■ **Work to do**
Repeat only the lines below that run from the line with "Write the TikZ code for this diagram." to the line with "(la7) -- cycle;", ends included; skip every picture.

■ **Record list**
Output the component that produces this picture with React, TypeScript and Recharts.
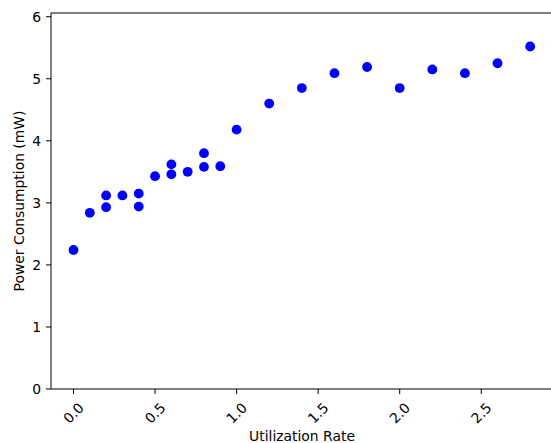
import React from 'react';
import { ScatterChart, Scatter, XAxis, YAxis } from 'recharts';

const utilization = [0.0, 0.1, 0.2, 0.2, 0.3, 0.4, 0.4, 0.5, 0.6, 0.6, 0.7, 0.8, 0.8, 0.9, 1.0, 1.2, 1.4, 1.6, 1.8, 2.0, 2.2, 2.4, 2.6, 2.8];
const power = [2.24, 2.84, 3.12, 2.93, 3.12, 3.15, 2.94, 3.43, 3.62, 3.46, 3.5, 3.8, 3.58, 3.59, 4.18, 4.6, 4.85, 5.09, 5.19, 4.85, 5.15, 5.09, 5.25, 5.52];
const xTicks = [0, 0.5, 1.0, 1.5, 2.0, 2.5];
const yTicks = [0, 1, 2, 3, 4, 5, 6];

const data = utilization.map((u, i) => ({ x: u, y: power[i] }));

const FONT = 13.9;

const XTick = (props: any) => {
  const { x, y, payload } = props;
  const cy = y + 17;
  return (
    <text
      x={x}
      y={cy}
      transform={`rotate(-45 ${x} ${cy})`}
      textAnchor="middle"
      dominantBaseline="central"
      fontSize={FONT}
      fill="#000"
    >
      {Number(payload.value).toFixed(1)}
    </text>
  );
};

const Dot = (props: any) => <circle cx={props.cx} cy={props.cy} r={4.9} fill="#0000ff" />;

export default function App() {
  return (
    <div style={{ position: 'absolute', left: 0, top: 0, width: 551, height: 443, overflow: 'hidden', background: '#fff', fontFamily: '"DejaVu Sans", sans-serif' }}>
      <ScatterChart width={600} height={443} margin={{ top: 12, right: 47, left: 0, bottom: 0 }} style={{ outline: 'none' }}>
        <XAxis
          dataKey="x"
          type="number"
          domain={[-0.138, 2.94]}
          allowDataOverflow
          ticks={xTicks}
          tick={<XTick />}
          tickSize={5}
          tickMargin={2}
          height={54}
          interval={0}
          axisLine={{ stroke: '#000', strokeWidth: 1 }}
          tickLine={{ stroke: '#000', strokeWidth: 1 }}
          label={{ value: 'Utilization Rate', position: 'insideBottom', offset: 2, fill: '#000', fontSize: FONT }}
        />
        <XAxis
          xAxisId="top"
          orientation="top"
          type="number"
          domain={[-0.138, 2.94]}
          allowDataOverflow
          height={1}
          tick={false}
          tickLine={false}
          axisLine={{ stroke: '#000', strokeWidth: 1 }}
        />
        <YAxis
          dataKey="y"
          type="number"
          domain={[0, 6.06]}
          allowDataOverflow
          ticks={yTicks}
          interval={0}
          width={51}
          tickSize={5}
          tickMargin={5}
          tick={{ fill: '#000', fontSize: FONT }}
          axisLine={{ stroke: '#000', strokeWidth: 1 }}
          tickLine={{ stroke: '#000', strokeWidth: 1 }}
          label={{
            content: (p: any) => {
              const vb = p.viewBox || { x: 0, y: 13, width: 51, height: 376 };
              const cx = vb.x + 19;
              const cy = vb.y + vb.height / 2;
              return (
                <text x={cx} y={cy} transform={`rotate(-90 ${cx} ${cy})`} textAnchor="middle" dominantBaseline="central" fontSize={FONT} fill="#000">
                  Power Consumption (mW)
                </text>
              );
            },
          }}
        />
        <Scatter data={data} shape={<Dot />} isAnimationActive={false} />
      </ScatterChart>
    </div>
  );
}
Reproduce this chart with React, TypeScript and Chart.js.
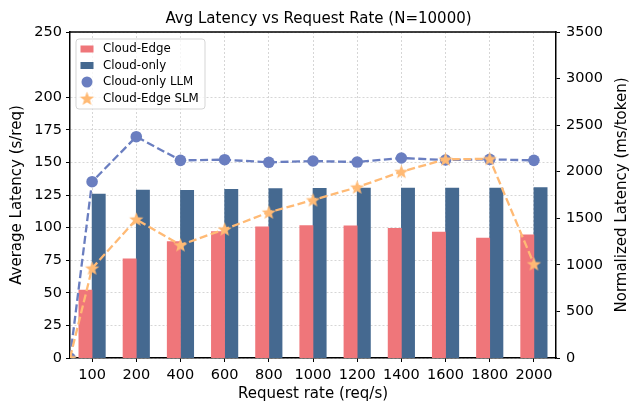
import React, { useEffect, useRef } from "react";
import { Chart, registerables } from "chart.js";

Chart.register(...registerables);

const FONT = "'DejaVu Sans', sans-serif";

const TITLE = "Avg Latency vs Request Rate (N=10000)";
const X_TITLE = "Request rate (req/s)";
const Y_TITLE = "Average Latency (s/req)";
const Y2_TITLE = "Normalized Latency (ms/token)";

const CATEGORIES = ["100", "200", "400", "600", "800", "1000", "1200", "1400", "1600", "1800", "2000"];
const CLOUD_EDGE = [52, 76, 89.2, 97, 100.5, 101.5, 101.3, 99.5, 96.5, 92, 94.5];
const CLOUD_ONLY = [125.8, 128.8, 128.6, 129.4, 129.9, 130.1, 130.4, 130.4, 130.4, 130.4, 130.6];
const CLOUD_ONLY_LLM = [1893, 2376, 2122, 2129, 2101, 2115, 2104, 2147, 2126, 2133, 2122];
const CLOUD_EDGE_SLM = [963, 1489, 1213, 1382, 1564, 1696, 1833, 2000, 2133, 2138, 1009];
// lines start from a zero point at the left edge of the plot
const LEAD_IN_POSITION = -0.5;
const LEAD_IN_VALUE = 0;

const LEFT_TICKS = [0, 25, 50, 75, 100, 125, 150, 175, 200, 250];
const RIGHT_TICKS = [0, 500, 1000, 1500, 2000, 2500, 3000, 3500];

const RED = "#EF767A";
const BLUE = "#456990";
const LLM = "#6A7EC0";
const ORANGE = "#FFBA75";
const GRID = "#cccccc";

// layout / style constants
const BAR_SHIFT = 0.15; // half of one bar's width in category units
const X_MIN = -0.5;

function makeStar(color: string, outerR: number): HTMLCanvasElement {
  const size = Math.ceil(outerR * 2 + 2);
  const c = document.createElement("canvas");
  c.width = size;
  c.height = size;
  const ctx = c.getContext("2d")!;
  const cx = size / 2;
  const cy = size / 2 + 0.5;
  const innerR = outerR * 0.42;
  ctx.beginPath();
  for (let i = 0; i < 10; i++) {
    const r = i % 2 === 0 ? outerR : innerR;
    const a = -Math.PI / 2 + (i * Math.PI) / 5;
    const x = cx + r * Math.cos(a);
    const y = cy + r * Math.sin(a);
    if (i === 0) ctx.moveTo(x, y);
    else ctx.lineTo(x, y);
  }
  ctx.closePath();
  ctx.fillStyle = color;
  ctx.fill();
  return c;
}

function lineData(values: number[]) {
  return [
    { x: LEAD_IN_POSITION, y: LEAD_IN_VALUE },
    ...values.map((v, i) => ({ x: i, y: v })),
  ];
}

function barData(values: number[], shift: number) {
  return values.map((v, i) => ({ x: i + shift, y: v }));
}

export default function App() {
  const ref = useRef<HTMLCanvasElement | null>(null);

  useEffect(() => {
    document.body.style.margin = "0";
    const canvas = ref.current;
    if (!canvas) return;
    const star = makeStar(ORANGE, 7.5);

    const extras = {
      id: "extras",
      afterDraw(chart: any) {
        const { ctx, chartArea } = chart;
        const { left, right, top, bottom } = chartArea;
        ctx.save();
        ctx.strokeStyle = "#000";
        ctx.lineWidth = 1.5;
        ctx.beginPath();
        ctx.moveTo(left - 0.75, top);
        ctx.lineTo(right + 0.75, top);
        ctx.stroke();
        ctx.fillStyle = "#000";
        ctx.font = `15px ${FONT}`;
        ctx.textAlign = "center";
        ctx.textBaseline = "middle";
        ctx.translate(622, (top + bottom) / 2);
        ctx.rotate(-Math.PI / 2);
        ctx.fillText(Y2_TITLE, 0, 0);
        ctx.restore();

        // legend
        ctx.save();
        const lx = left + 6;
        const ly = top + 7;
        const lw = 129;
        const lh = 70;
        const r = 3;
        ctx.beginPath();
        ctx.moveTo(lx + r, ly);
        ctx.lineTo(lx + lw - r, ly);
        ctx.arcTo(lx + lw, ly, lx + lw, ly + r, r);
        ctx.lineTo(lx + lw, ly + lh - r);
        ctx.arcTo(lx + lw, ly + lh, lx + lw - r, ly + lh, r);
        ctx.lineTo(lx + r, ly + lh);
        ctx.arcTo(lx, ly + lh, lx, ly + lh - r, r);
        ctx.lineTo(lx, ly + r);
        ctx.arcTo(lx, ly, lx + r, ly, r);
        ctx.closePath();
        ctx.fillStyle = "rgba(255,255,255,0.8)";
        ctx.fill();
        ctx.strokeStyle = "#d5d5d5";
        ctx.lineWidth = 1;
        ctx.stroke();

        const ds = chart.data.datasets;
        ctx.font = `11.8px ${FONT}`;
        ctx.textAlign = "left";
        ctx.textBaseline = "middle";
        for (let i = 0; i < ds.length; i++) {
          const cy = ly + 10 + i * 16.5;
          const mx = lx + 11;
          if (i < 2) {
            ctx.fillStyle = ds[i].backgroundColor;
            ctx.fillRect(mx - 6.5, cy - 3.5, 13, 7);
          } else if (i === 2) {
            ctx.fillStyle = LLM;
            ctx.beginPath();
            ctx.arc(mx, cy, 5.5, 0, Math.PI * 2);
            ctx.fill();
          } else {
            ctx.drawImage(star, mx - star.width / 2, cy - star.height / 2);
          }
          ctx.fillStyle = "#000";
          ctx.fillText(ds[i].label, lx + 27, cy);
        }
        ctx.restore();
      },
    };

    const tickFont = { family: FONT, size: 14.5 };

    const chart = new Chart(canvas, {
      type: "bar",
      data: {
        datasets: [
          {
            label: "Cloud-Edge",
            data: barData(CLOUD_EDGE, -BAR_SHIFT),
            backgroundColor: RED,
            borderWidth: 0,
            grouped: false,
            barPercentage: 1.0,
            categoryPercentage: 1.0,
            yAxisID: "y",
            order: 2,
          },
          {
            label: "Cloud-only",
            data: barData(CLOUD_ONLY, BAR_SHIFT),
            backgroundColor: BLUE,
            borderWidth: 0,
            grouped: false,
            barPercentage: 1.0,
            categoryPercentage: 1.0,
            yAxisID: "y",
            order: 2,
          },
          {
            type: "line",
            label: "Cloud-only LLM",
            data: lineData(CLOUD_ONLY_LLM),
            borderColor: LLM,
            backgroundColor: LLM,
            borderWidth: 2.3,
            borderDash: [8, 3.5],
            pointStyle: "circle",
            pointRadius: 5.8,
            pointBackgroundColor: LLM,
            pointBorderColor: LLM,
            pointBorderWidth: 0,
            tension: 0,
            yAxisID: "y2",
            clip: 0,
            order: 1,
          } as any,
          {
            type: "line",
            label: "Cloud-Edge SLM",
            data: lineData(CLOUD_EDGE_SLM),
            borderColor: ORANGE,
            backgroundColor: ORANGE,
            borderWidth: 2.3,
            borderDash: [8, 3.5],
            pointStyle: star,
            pointRadius: 7,
            tension: 0,
            yAxisID: "y2",
            clip: 0,
            order: 0,
          } as any,
        ],
      },
      options: {
        animation: false,
        responsive: false,
        events: [],
        layout: { padding: 0 },
        plugins: {
          legend: { display: false },
          tooltip: { enabled: false },
          title: {
            display: true,
            text: TITLE,
            color: "#000",
            font: { family: FONT, size: 15, weight: "normal" },
            padding: { top: 10, bottom: 4 },
          },
        },
        scales: {
          x: {
            type: "linear",
            offset: false,
            min: X_MIN,
            max: CATEGORIES.length + X_MIN,
            afterBuildTicks(s: any) {
              s.ticks = CATEGORIES.map((_, i) => ({ value: i }));
            },
            grid: {
              offset: false,
              color: GRID,
              lineWidth: 0.8,
              tickColor: "#000",
              tickLength: 4,
              tickWidth: 1,
            },
            border: { color: "#000", width: 1.5, dash: [2, 2] },
            ticks: {
              color: "#000",
              font: tickFont,
              padding: 5,
              maxRotation: 0,
              autoSkip: false,
              callback: (v: any) => CATEGORIES[Math.round(Number(v))] ?? "",
            },
            title: {
              display: true,
              text: X_TITLE,
              color: "#000",
              font: { family: FONT, size: 15 },
              padding: { top: 0, bottom: 12 },
            },
            afterFit(s: any) {
              s.height = 57;
            },
          },
          y: {
            position: "left",
            min: 0,
            max: 250,
            afterBuildTicks(s: any) {
              s.ticks = LEFT_TICKS.map((v) => ({ value: v }));
            },
            grid: {
              color: GRID,
              lineWidth: 0.8,
              tickColor: "#000",
              tickLength: 4,
              tickWidth: 1,
            },
            border: { color: "#000", width: 1.5, dash: [2, 2] },
            ticks: { color: "#000", font: tickFont, padding: 4, callback: (v: any) => String(v) },
            title: {
              display: true,
              text: Y_TITLE,
              color: "#000",
              font: { family: FONT, size: 15 },
              padding: { top: 8, bottom: 0 },
            },
            afterFit(s: any) {
              s.width = 70;
            },
          },
          y2: {
            position: "right",
            min: 0,
            max: 3500,
            afterBuildTicks(s: any) {
              s.ticks = RIGHT_TICKS.map((v) => ({ value: v }));
            },
            grid: {
              drawOnChartArea: false,
              tickColor: "#000",
              tickLength: 4,
              tickWidth: 1,
            },
            border: { color: "#000", width: 1.5 },
            ticks: { color: "#000", font: tickFont, padding: 6, callback: (v: any) => String(v) },
            title: { display: false },
            afterFit(s: any) {
              s.width = 81;
            },
          },
        },
      } as any,
      plugins: [extras],
    });

    return () => {
      chart.destroy();
    };
  }, []);

  return (
    <div style={{ width: 637, height: 415 }}>
      <canvas ref={ref} width={637} height={415} style={{ width: 637, height: 415, display: "block" }} />
    </div>
  );
}
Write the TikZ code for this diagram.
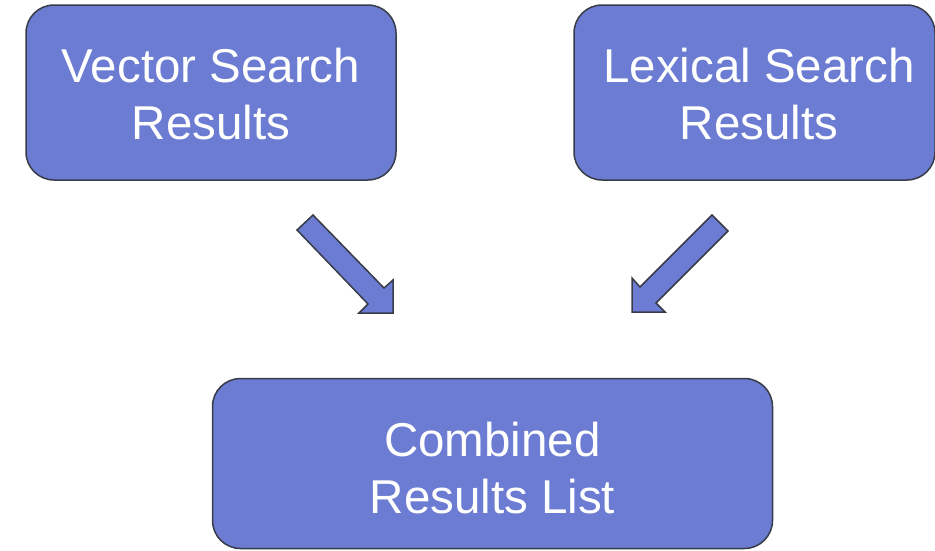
\documentclass[tikz,border=0pt]{standalone}
\usepackage{fontspec}
\setmainfont{Liberation Sans}
\definecolor{boxfill}{RGB}{107,124,210}
\definecolor{boxline}{RGB}{56,60,72}
\tikzset{
  panel/.style={draw=boxline, fill=boxfill, line width=1.5pt,
    rounded corners=28pt, inner sep=0pt},
  paneltext/.style={text=white, align=center, inner sep=0pt,
    font=\fontsize{47.5}{57}\selectfont},
  blockarrow/.style={draw=boxline, fill=boxfill, line width=1.5pt,
    line join=miter}
}
\begin{document}
\begin{tikzpicture}[x=1pt, y=-1pt]
  \useasboundingbox (0,0) rectangle (935,550);

  % result panels
  \node (vec) [panel, minimum width=370pt, minimum height=175pt] at (211,92.5) {};
  \node (lex) [panel, minimum width=361pt, minimum height=175pt] at (754.5,92.5) {};
  \node (comb) [panel, minimum width=560pt, minimum height=170pt] at (492.5,463.5) {};

  \node (vectxt) [paneltext] at (211,94) {Vector Search\\Results};
  \node (lextxt) [paneltext] at (759,94) {Lexical Search\\Results};
  \node (combtxt) [paneltext] at (492.5,468) {Combined\\Results List};

  % block arrow from the vector panel towards the combined list
  \coordinate (la1) at (313,215);
  \coordinate (la2) at (384,288);
  \coordinate (la3) at (393,280);
  \coordinate (la4) at (393,313);
  \coordinate (la5) at (359,313);
  \coordinate (la6) at (368,304);
  \coordinate (la7) at (297,230);
  \draw[blockarrow] (la1) -- (la2) -- (la3) -- (la4) -- (la5) -- (la6) -- (la7) -- cycle;

  % block arrow from the lexical panel towards the combined list
  \coordinate (ra1) at (712,215);
  \coordinate (ra2) at (728,231);
  \coordinate (ra3) at (656,303);
  \coordinate (ra4) at (665,312);
  \coordinate (ra5) at (632,312);
  \coordinate (ra6) at (632,278);
  \coordinate (ra7) at (640,287);
  \draw[blockarrow] (ra1) -- (ra2) -- (ra3) -- (ra4) -- (ra5) -- (ra6) -- (ra7) -- cycle;
\end{tikzpicture}
\end{document}
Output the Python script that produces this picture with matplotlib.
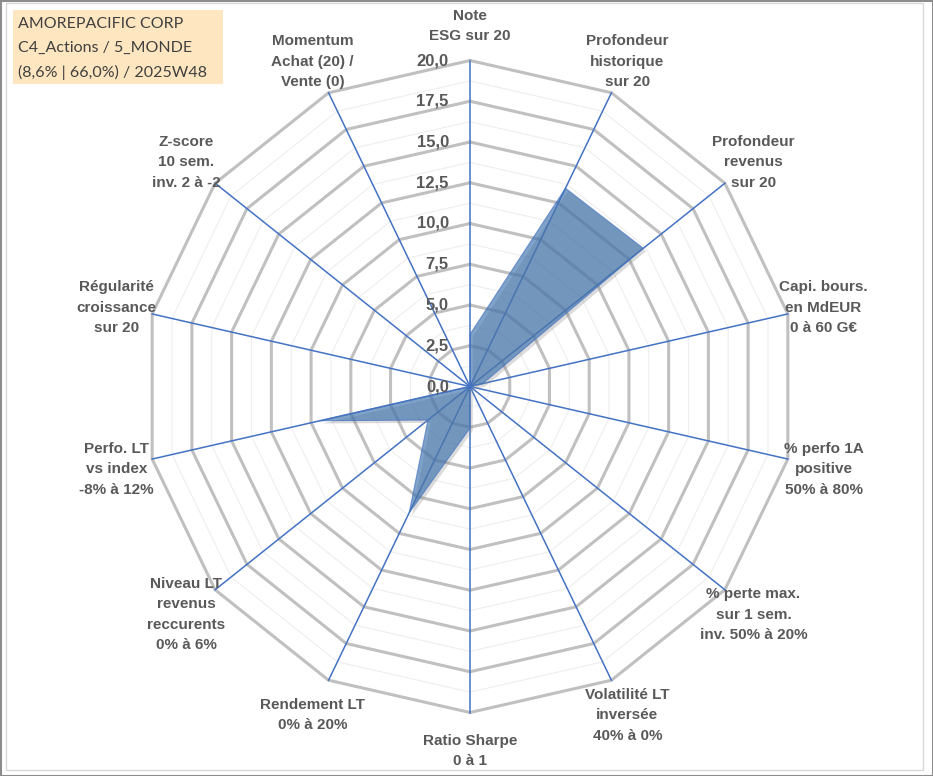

■ **Result**
Write the TikZ code for this diagram.
\documentclass[tikz,border=0pt]{standalone}
\usepackage{fontspec}
\setmainfont{Liberation Sans}
\definecolor{boxfill}{RGB}{107,124,210}
\definecolor{boxline}{RGB}{56,60,72}
\tikzset{
  panel/.style={draw=boxline, fill=boxfill, line width=1.5pt,
    rounded corners=28pt, inner sep=0pt},
  paneltext/.style={text=white, align=center, inner sep=0pt,
    font=\fontsize{47.5}{57}\selectfont},
  blockarrow/.style={draw=boxline, fill=boxfill, line width=1.5pt,
    line join=miter}
}
\begin{document}
\begin{tikzpicture}[x=1pt, y=-1pt]
  \useasboundingbox (0,0) rectangle (935,550);

  % result panels
  \node (vec) [panel, minimum width=370pt, minimum height=175pt] at (211,92.5) {};
  \node (lex) [panel, minimum width=361pt, minimum height=175pt] at (754.5,92.5) {};
  \node (comb) [panel, minimum width=560pt, minimum height=170pt] at (492.5,463.5) {};

  \node (vectxt) [paneltext] at (211,94) {Vector Search\\Results};
  \node (lextxt) [paneltext] at (759,94) {Lexical Search\\Results};
  \node (combtxt) [paneltext] at (492.5,468) {Combined\\Results List};

  % block arrow from the vector panel towards the combined list
  \coordinate (la1) at (313,215);
  \coordinate (la2) at (384,288);
  \coordinate (la3) at (393,280);
  \coordinate (la4) at (393,313);
  \coordinate (la5) at (359,313);
  \coordinate (la6) at (368,304);
  \coordinate (la7) at (297,230);
  \draw[blockarrow] (la1) -- (la2) -- (la3) -- (la4) -- (la5) -- (la6) -- (la7) -- cycle;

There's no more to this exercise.